**Task**: Identify all lines in the listing that include the word "code", and copy them out.
========
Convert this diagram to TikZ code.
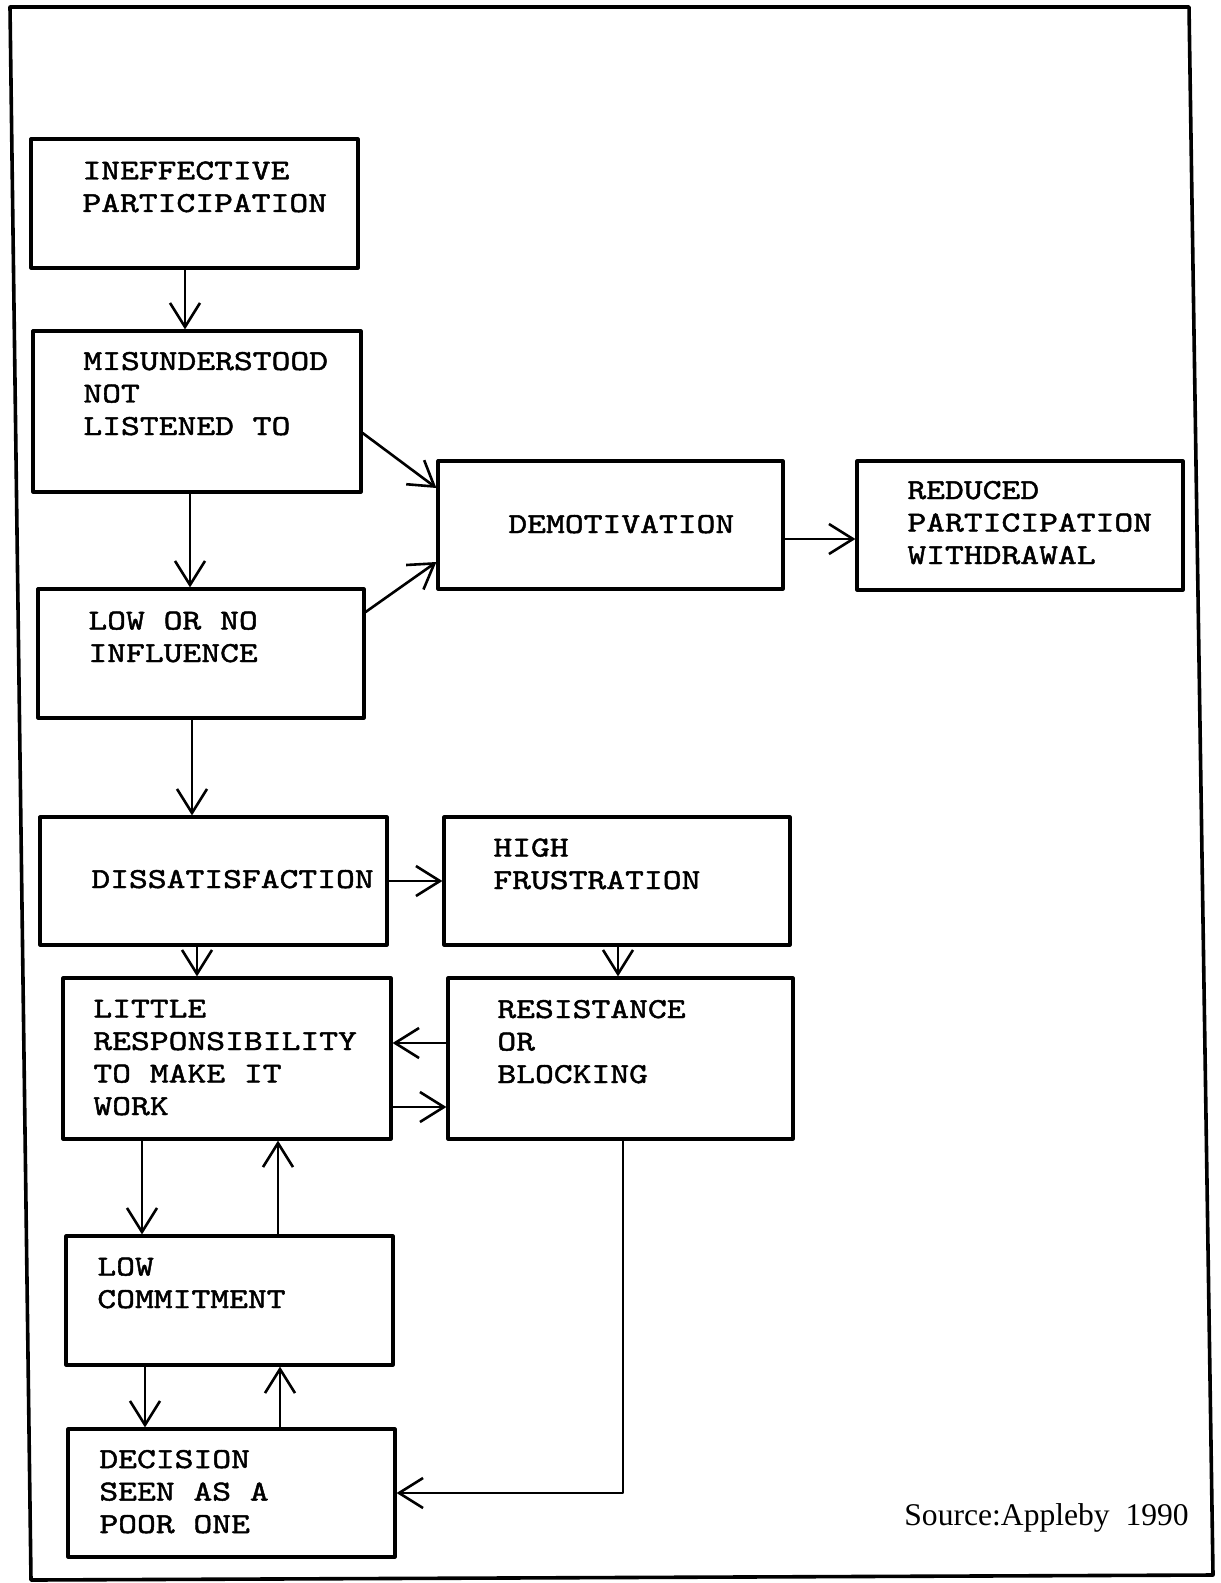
\documentclass[tikz,border=0pt]{standalone}
\usepackage{fontspec}
\setmainfont{Liberation Serif}
\newfontfamily\typefont[FakeStretch=1.236,FakeBold=1.6]{lmmono10-regular.otf}
\usetikzlibrary{arrows.meta,fit}

\begin{document}
\begin{tikzpicture}[line cap=round,line join=round,x=0.5pt,y=-0.5pt,
  >={Straight Barb[length=12pt,width=15pt]},
  box/.style={draw,line width=1.6pt,inner sep=0pt},
  lbl/.style={font=\typefont\fontsize{14.5}{16.25}\selectfont,align=left,inner sep=0pt,anchor=base west},
  arr/.style={->,line width=1.3pt}]
\useasboundingbox (0,0) rectangle (1220,1583);
% frame round the figure
\draw [line width=1.8pt] (10,7) -- (1189,7) -- (1213,1575) -- (31,1580) -- cycle;
% boxes (labels placed at the baseline of their last line)
\node[box,fit={(31,139) (358,268)}] (ineff) {};
\node[lbl] (ineff-t) at (82,212) {INEFFECTIVE\\PARTICIPATION};
\node[box,fit={(33,331) (361,492)}] (misund) {};
\node[lbl] (misund-t) at (83,435) {MISUNDERSTOOD\\NOT\\LISTENED TO};
\node[box,fit={(38,589) (364,718)}] (lowinf) {};
\node[lbl] (lowinf-t) at (88,662) {LOW OR NO\\INFLUENCE};
\node[box,fit={(438,461) (783,589)}] (demot) {};
\node[lbl] (demot-t) at (508,533) {DEMOTIVATION};
\node[box,fit={(857,461) (1183,590)}] (reduced) {};
\node[lbl] (reduced-t) at (907,564) {REDUCED\\PARTICIPATION\\WITHDRAWAL};
\node[box,fit={(40,817) (387,945)}] (dissat) {};
\node[lbl] (dissat-t) at (91,888) {DISSATISFACTION};
\node[box,fit={(444,817) (790,945)}] (frust) {};
\node[lbl] (frust-t) at (493,889) {HIGH\\FRUSTRATION};
\node[box,fit={(63,978) (391,1139)}] (little) {};
\node[lbl] (little-t) at (93,1115) {LITTLE\\RESPONSIBILITY\\TO MAKE IT\\WORK};
\node[box,fit={(448,978) (793,1139)}] (resist) {};
\node[lbl] (resist-t) at (497,1083) {RESISTANCE\\OR\\BLOCKING};
\node[box,fit={(66,1236) (393,1365)}] (lowcom) {};
\node[lbl] (lowcom-t) at (97,1308) {LOW\\COMMITMENT};
\node[box,fit={(68,1429) (395,1557)}] (decision) {};
\node[lbl] (decision-t) at (99,1533) {DECISION\\SEEN AS A\\POOR ONE};
% arrows
\draw[arr] (185,0 |- ineff.south) -- (185,0 |- misund.north);
\draw[arr] (misund.east |- 0,433) -- (demot.west |- 0,488);
\draw[arr] (lowinf.east |- 0,612) -- (demot.west |- 0,562);
\draw[arr] (190,0 |- misund.south) -- (190,0 |- lowinf.north);
\draw[arr] (demot.east |- 0,539) -- (reduced.west |- 0,539);
\draw[arr] (192,0 |- lowinf.south) -- (192,0 |- dissat.north);
\draw[arr] (dissat.east |- 0,881) -- (frust.west |- 0,881);
\draw[arr] (197,0 |- dissat.south) -- (197,0 |- little.north);
\draw[arr] (618,0 |- frust.south) -- (618,0 |- resist.north);
\draw[arr] (resist.west |- 0,1043) -- (little.east |- 0,1043);
\draw[arr] (little.east |- 0,1107) -- (resist.west |- 0,1107);
\draw[arr] (142,0 |- little.south) -- (142,0 |- lowcom.north);
\draw[arr] (278,0 |- lowcom.north) -- (278,0 |- little.south);
\draw[arr] (145,0 |- lowcom.south) -- (145,0 |- decision.north);
\draw[arr] (280,0 |- decision.north) -- (280,0 |- lowcom.south);
\draw[arr] (623,0 |- resist.south) |- (decision.east);
% source
\node[anchor=base west,inner sep=0pt,font=\fontsize{15.8}{18}\selectfont] (source) at (904,1525) {Source:Appleby\enspace 1990};
\end{tikzpicture}
\end{document}
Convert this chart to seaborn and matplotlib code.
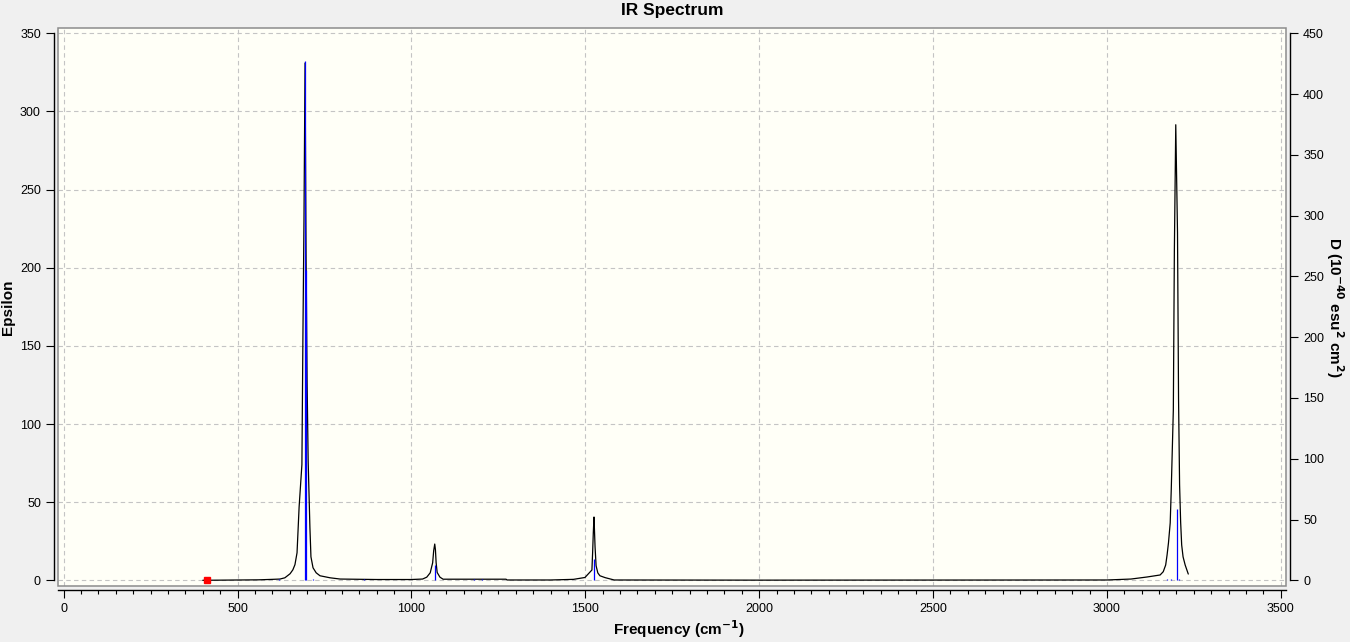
import matplotlib
matplotlib.use("Agg")
import matplotlib.pyplot as plt
import seaborn as sns
import pandas as pd
from matplotlib.patches import Rectangle
from matplotlib.ticker import MultipleLocator

# Broadened spectrum (cm-1, epsilon)
freq_curve = [400, 560, 600, 622, 636, 651, 659, 665, 671, 677, 685, 688, 691, 694,
              697, 700, 703, 708, 711, 717, 726, 737, 766, 795, 900, 1000,
              1032, 1044, 1054, 1061, 1064, 1067, 1069, 1071, 1074, 1082, 1091,
              1272, 1275, 1400, 1466, 1499, 1519, 1521, 1523, 1525, 1528, 1531,
              1536, 1542, 1557, 1583, 2000, 3000, 3069, 3115, 3153, 3162, 3169,
              3173, 3177, 3182, 3185, 3191, 3194, 3198, 3203, 3206, 3209, 3212,
              3215, 3219, 3225, 3234]
eps_curve = [0, 0.3, 0.6, 0.8, 1.6, 4.2, 6.7, 10, 17.6, 47, 74, 158, 231, 331,
             208, 126, 76, 34, 15, 8, 4.8, 2.9, 1.6, 0.8, 0.5, 0.5,
             0.8, 2.0, 4.8, 11.2, 19, 23.2, 19.5, 11.2, 5, 2, 0.7,
             0.7, 0.2, 0.2, 0.6, 1.8, 6.6, 17.5, 30.5, 40.5, 21.5, 9.3,
             4.7, 2.9, 1.7, 0.2, 0.1, 0.2, 0.8, 2.1, 3.4, 5.5, 9.8,
             16.2, 23.9, 36.7, 57.9, 109, 211.5, 291.5, 222.5, 116, 61, 37.3,
             22.6, 15, 9.8, 4]

# Stick spectrum (cm-1, dipole strength D)
stick_freq = [620, 694, 696, 718, 864, 1067, 1180, 1203, 1526, 3174, 3184, 3201, 3208]
stick_d = [1, 427, 255, 1, 1, 12.6, 1, 1, 17.5, 1, 1, 58.7, 1]

# Imaginary-mode marker
imag_freq = [413]
imag_eps = [0]

eps_ticks = list(range(0, 351, 50))
d_ticks = list(range(0, 451, 50))
freq_ticks = list(range(0, 3501, 500))

sns.set_theme(style="white")
plt.rcParams['font.family'] = ['Liberation Sans', 'DejaVu Sans']
plt.rcParams['text.color'] = 'black'

W, H = 1350, 642
fig = plt.figure(figsize=(W / 100, H / 100), dpi=100, facecolor='#F0F0F0')
box_l, box_r, box_t, box_b = 58, 1286, 27.7, 586
ax = fig.add_axes([box_l / W, 1 - box_b / H, (box_r - box_l) / W, (box_b - box_t) / H])
ax.set_facecolor('#FFFFF7')

df = pd.DataFrame({'freq': freq_curve, 'eps': eps_curve})
sns.lineplot(data=df, x='freq', y='eps', sort=False, estimator=None,
             color='black', linewidth=0.9, ax=ax)
ax.plot(imag_freq, imag_eps, marker='s', color='#FF0000', markersize=5,
        linestyle='none', zorder=5, clip_on=False)

ax.set_xlim(-16.4, 3515)
ax.set_ylim(-3.65, 353.6)
ax.set_xticks(freq_ticks)
ax.xaxis.set_minor_locator(MultipleLocator(50))
ax.set_yticks(eps_ticks)
ax.grid(True, which='major', color='#C4C4C4', linestyle=(0, (4, 3)), linewidth=0.8)
ax.set_xlabel('')
ax.set_ylabel('')

ax2 = ax.twinx()
ax2.vlines(stick_freq, 0, stick_d, color='#0000FF', linewidth=0.9)
ax2.set_ylim(-4.69, 454.6)
ax2.set_yticks(d_ticks)
ax2.grid(False)

for a in (ax, ax2):
    for s in a.spines.values():
        s.set_visible(False)

ax.spines['left'].set_visible(True)
ax.spines['left'].set_position(('outward', 3))
ax.spines['left'].set_bounds(0, 350)
ax.spines['bottom'].set_visible(True)
ax.spines['bottom'].set_position(('outward', 3))
ax2.spines['right'].set_visible(True)
ax2.spines['right'].set_position(('outward', 3))
ax2.spines['right'].set_bounds(0, 450)
for s in (ax.spines['left'], ax.spines['bottom'], ax2.spines['right']):
    s.set_color('black')
    s.set_linewidth(1.0)

ax.tick_params(axis='x', which='major', bottom=True, length=5.8, width=0.8,
               color='black', labelsize=9, pad=3.5, labelcolor='black')
ax.tick_params(axis='x', which='minor', bottom=True, length=2.9, width=0.8, color='black')
ax.tick_params(axis='y', left=True, length=5.8, width=0.8, color='black',
               labelsize=9, pad=3.5, labelcolor='black')
ax2.tick_params(axis='y', right=True, length=5.8, width=0.8, color='black',
                labelsize=9, pad=3.5, labelcolor='black')

# gray plot frame
ax.add_patch(Rectangle((0, 0), 1, 1, transform=ax.transAxes, fill=False,
                       edgecolor='#8C8C8C', linewidth=1.1, zorder=10, clip_on=False))

fig.text(672 / W, 1 - 10 / H, 'IR Spectrum', ha='center', va='center',
         fontsize=12.5, fontweight='bold', color='black')
fig.text(679 / W, 1 - 629 / H, 'Frequency (cm$^{\\mathbf{-1}}$)', ha='center', va='center',
         fontsize=11, fontweight='bold', color='black')
fig.text(8 / W, 1 - 307 / H, 'Epsilon', rotation=90, ha='center', va='center',
         fontsize=11, fontweight='bold', color='black')
fig.text(1335 / W, 1 - 307 / H, 'D (10$^{\\mathbf{-40}}$ esu$^{\\mathbf{2}}$ cm$^{\\mathbf{2}}$)',
         rotation=270, ha='center', va='center', fontsize=11, fontweight='bold', color='black')

fig.savefig('out.png', dpi=100, facecolor=fig.get_facecolor())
========
**Task answer**:
Convert this diagram to TikZ code.
Convert this chart to seaborn and matplotlib code.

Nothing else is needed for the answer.